2 gün içerisinde belirtilen hedefleri Türk askerlerinin vurduğunu ifade eden Yamaner, “Kıbrıs'ı belirtilen zamandan daha evvel ele geçirdik biz. Makarios şöyle demişti, ‘Kuzeyden güneye beş parmaklardan kuş bile geçemez’ demişti. ‘Kuzeyden güneye altı ayda geçsinler ben sakalımı keserim’ diyen Makarios Bu kahraman gazilerimiz can veren şehitlerimiz 2 gün içerisinde belirtilen hedefleri ele geçirdiler. İkinci harekatta da harekatın devam ederek başarıyı elde ettiler. Şehitlik en büyük makam. Gazilikçe ikinci büyük makam olarak ben kabul ediyorum. Yalnız gazileri şehitlerden ayırmamak, şehitleri yalnız kendi başına kullanmamak gerektiğinde özellikle söylüyorum. Şehit ve gazi kelimesi ikisi beraber kullanılsın. Allah şehitlerimize rahmet, kalan gazilerimize de uzun ömürler versin. Bu mutlu gün hepimize kutlu olsun diyorum” dedi.
Ayrıca Emekli Piyade Kıdemli Binbaşı, Kıbrıs Gazisi Ahmet Şerafettin Yamaner, ‘1974 öncesi ve sonrası’ adlı kitabı yazarak Kıbrıs’ın önemine kitabında değindi.

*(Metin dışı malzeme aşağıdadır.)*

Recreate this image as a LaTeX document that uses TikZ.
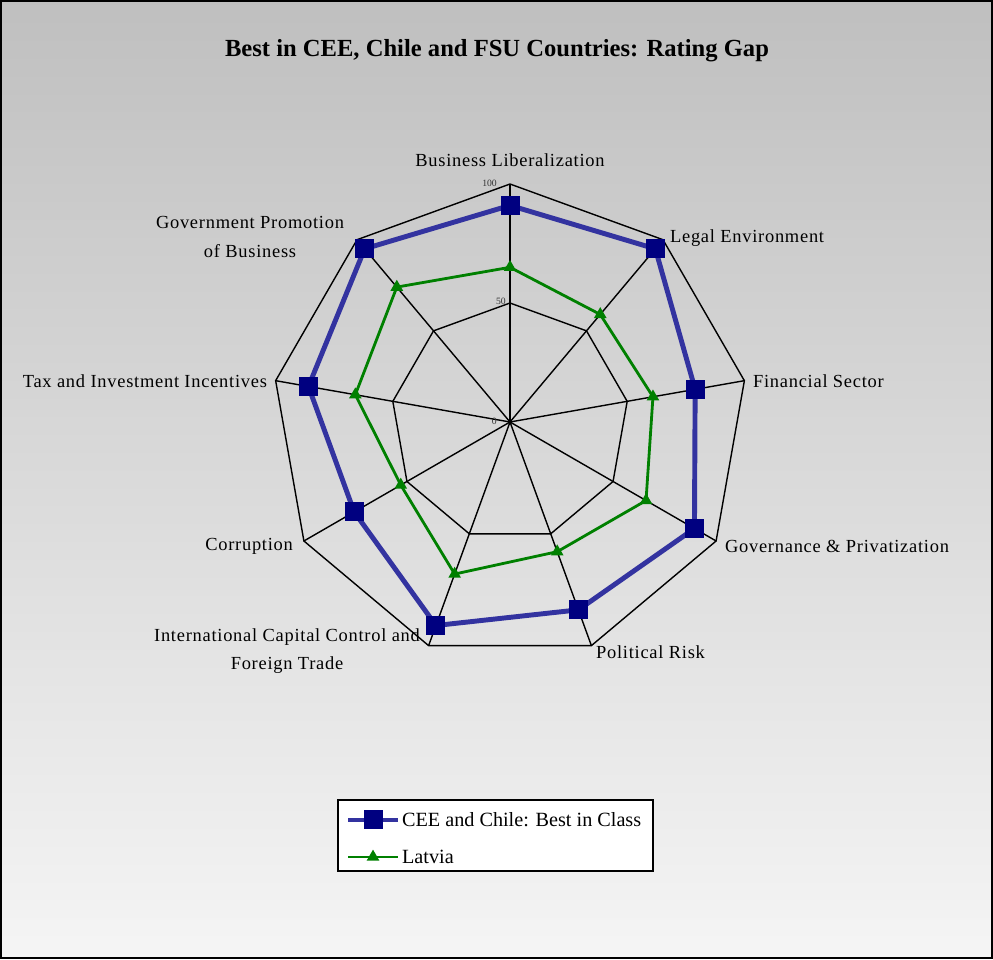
\documentclass[tikz,border=0pt]{standalone}
\usepackage{fontspec}
\setmainfont{Liberation Serif}
\usetikzlibrary{shapes.geometric}

\definecolor{bestblue}{RGB}{51,51,160}
\definecolor{marknavy}{RGB}{0,0,128}
\definecolor{latgreen}{RGB}{0,128,0}

\tikzset{
  gridline/.style={black, line width=0.8pt},
  bestline/.style={bestblue, line width=2.8pt, line join=round},
  latline/.style={latgreen, line width=1.6pt, line join=round},
  bestmark/.style={draw=none, fill=marknavy, rectangle, minimum size=0.38cm, inner sep=0pt},
  latmark/.style={draw=none, fill=latgreen, isosceles triangle, isosceles triangle apex angle=60,
    shape border rotate=90, minimum size=0.22cm, inner sep=0pt},
  axlabel/.style={font=\fontsize{10.5}{16}\selectfont\addfontfeature{LetterSpace=4}, inner sep=1pt},
  ticklabel/.style={font=\fontsize{5.5}{6}\selectfont, inner sep=0.5pt, text=black!80},
  legtext/.style={font=\fontsize{11.5}{13}\selectfont, anchor=west, inner sep=1pt},
}

\begin{document}
\begin{tikzpicture}[x=0.02cm,y=0.02cm]

        % background and frame
        \shade[top color=black!25, bottom color=black!4] (0,0) rectangle (993,959);
        \draw[black, line width=1.2pt] (1,1) rectangle (992,958);

        \node[font=\bfseries\fontsize{14}{16}\selectfont] (title) at (497,908)
          {Best in CEE, Chile and FSU Countries: Rating Gap};

        \begin{scope}[shift={(510,537)}]

          % web: rings at 50 and 100, spokes
          \foreach \r in {119, 238}{
            \draw[gridline] (90:\r) \foreach \k in {1,...,8}{ -- (90-40*\k:\r) } -- cycle;
          }
          \foreach \k in {0,...,8}{
            \draw[gridline] (0,0) -- (90-40*\k:238);
          }

          \node[ticklabel, anchor=east] (t100) at (-12,239) {100};
          \node[ticklabel, anchor=east] (t50) at (-3,121) {50};
          \node[ticklabel, anchor=east] (t0) at (-12,1) {0};

          % data points
          \foreach \v [count=\k from 0] in {91,95,79,89.5,84,91,75.6,86,95}{
            \coordinate (b\k) at (90-40*\k:2.38*\v);
          }
          \foreach \v [count=\k from 0] in {65,59,61,66,58,68,53,66,74}{
            \coordinate (g\k) at (90-40*\k:2.38*\v);
          }

          \draw[bestline] (b0) \foreach \k in {1,...,8}{ -- (b\k) } -- cycle;
          \draw[latline] (g0) \foreach \k in {1,...,8}{ -- (g\k) } -- cycle;

          \foreach \k in {0,...,8}{
            \node[bestmark] at (b\k) {};
            \node[latmark] at (g\k) {};
          }

        \end{scope}

        % axis labels
        \node[axlabel] (busi) at (510,799) {Business Liberalization};
        \node[axlabel, anchor=west] (legal) at (668,721) {Legal Environment};
        \node[axlabel, anchor=west] (fin) at (751,578) {Financial Sector};
        \node[axlabel, anchor=west] (gov) at (723,413) {Governance \& Privatization};
        \node[axlabel, anchor=west] (pol) at (594,307) {Political Risk};
        \node[axlabel, align=center] (intl) at (287,308) {International Capital Control and\\Foreign Trade};
        \node[axlabel, anchor=east] (corr) at (295,413) {Corruption};
        \node[axlabel, anchor=east] (tax) at (269,578) {Tax and Investment Incentives};
        \node[axlabel, align=center] (promo) at (250,722) {Government Promotion\\of Business};

        % legend
        \draw[black, fill=white, line width=0.8pt] (338,88) rectangle (653,159);
        \draw[bestline] (348,139) -- (398,139);
        \node[bestmark] (lb) at (373,139) {};
        \node[legtext] (lbtext) at (400,139) {CEE and Chile: Best in Class};
        \draw[latline] (348,102) -- (398,102);
        \node[latmark] (lg) at (373,102) {};
        \node[legtext] (lgtext) at (400,102) {Latvia};

      \end{tikzpicture}
\end{document}
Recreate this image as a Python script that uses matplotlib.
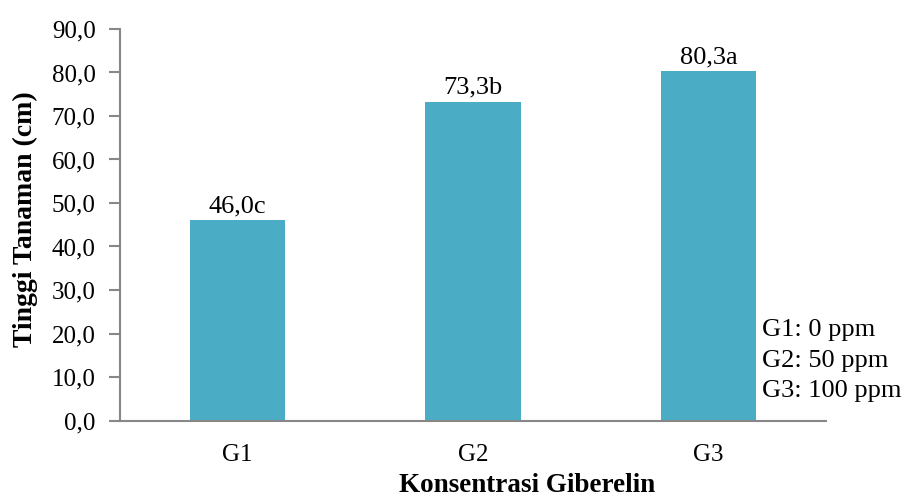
import matplotlib
matplotlib.use("Agg")
import matplotlib.pyplot as plt

categories = ["G1", "G2", "G3"]
heights = [46.0, 73.3, 80.3]
letters = ["c", "b", "a"]
y_ticks = [0, 10, 20, 30, 40, 50, 60, 70, 80, 90]
notes = ["G1: 0 ppm", "G2: 50 ppm", "G3: 100 ppm"]

plt.rcParams["font.family"] = ["Liberation Serif", "DejaVu Serif"]

W, H = 905, 498
fig = plt.figure(figsize=(W / 100, H / 100), dpi=100)
ax = fig.add_axes([120 / W, 1 - 420.5 / H, 706 / W, (420.5 - 29) / H])

x = list(range(len(categories)))
ax.bar(x, heights, width=0.404, color="#4BACC6", zorder=2)
ax.set_xlim(-0.5, 2.5)
ax.set_ylim(0, 90)
ax.set_yticks(y_ticks)
ax.set_yticklabels([f"{v:.1f}".replace(".", ",") for v in y_ticks])
ax.set_xticks(x)
ax.set_xticklabels(categories)

for xi, h, l in zip(x, heights, letters):
    ax.annotate(f"{h:.1f}".replace(".", ",") + l, (xi, h), xytext=(0, 2),
                textcoords="offset points", ha="center", va="bottom",
                fontsize=19)

gray = "#878787"
for s in ["top", "right"]:
    ax.spines[s].set_visible(False)
for s in ["left", "bottom"]:
    ax.spines[s].set_color(gray)
    ax.spines[s].set_linewidth(1.5)
ax.tick_params(axis="y", direction="out", length=8, width=1.5, color=gray,
               labelsize=18, pad=9.5)
ax.tick_params(axis="x", length=0, labelsize=18, pad=17)

fig.text(25 / W, 1 - 219.5 / H, "Tinggi Tanaman (cm)", rotation=90,
         ha="center", va="center", fontsize=20, fontweight="bold")
fig.text(527 / W, 1 - 492 / H, "Konsentrasi Giberelin", ha="center",
         va="baseline", fontsize=19.5, fontweight="bold")

for i, note in enumerate(notes):
    fig.text(762 / W, 1 - (336 + 30.5 * i) / H, note, ha="left",
             va="baseline", fontsize=19)

fig.savefig("out.png", dpi=100)
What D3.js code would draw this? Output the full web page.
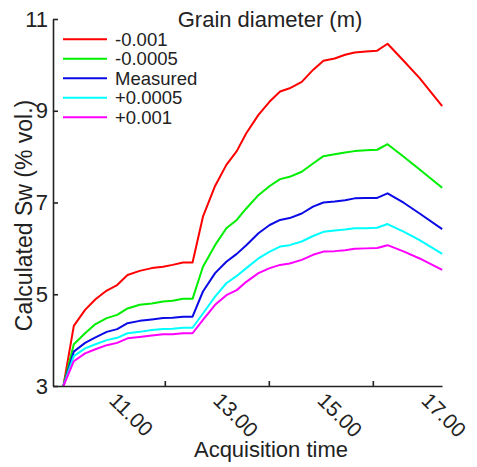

İlk ve ortaokulu Bolu’da bitirdikten sonra Kuleli Askeri Lisesi’ne girdi. Askeri Lise bitiminden sonra 1969 yılında Kara Harp Okulu’ndan mezun oldu. Yurdun çeşitli bölgelerinde Türk Silahlı Kuvvetlerinde vatan savunması için başarılı görevler yaptı. 1973 yılı Şubat Ayında Kıbrıs Türk Kuvvetleri Alay Komutanlığı (Kıbrıs Değiştirme Birliği) Ağır Silah Bölüğü Tanksavar Takım Komutanı olarak Kıbrıs’a atandı. Birinci Kıbrıs Harekâtında Tanksavar Komutanı olarak bütün Alay Cephesinde Muharebeye katıldı. 2’nci Kıbrıs Barış Harekatında Takım Komutanı olarak ikinci harekata katıldı. Yunan Alayına giren Subaylardan biri oldu. 1960 yılında Birleşmiş Milletler kararı ile Kıbrıs’ta bir Yunan Alayı ile Rum Milli Muhafız Birliği ve Türk tarafında da Kıbrıs Türk Kuvvetleri Alayı ve Kıbrıs Türk Mücahit Teşkilatından bir ve ikinci Kıbrıs Harekâtına katılması dolayısıyla Şerit, Rozet ve Beratı aldı. Kıbrıs Şehit ve Gaziler Derneği Genel Başkanı Ersan Ertan, Türkiye Emekli Subaylar Derneği Genel Başkam Emekli Tüm General Melih Tunca’nın da bulunduğu törende şahsına madalya verildi. Genel Kurmay Başkanlığı uhdesinde olan istihbarat okulundaki görevi esnasında 1974 Kıbrıs Barış Harekâtından kalan rahatsızlığının nüksetmesi nedeni ile 1989 yılında kendisi ve ailesinin isteğiyle malulen emekli olmaya karar verdi.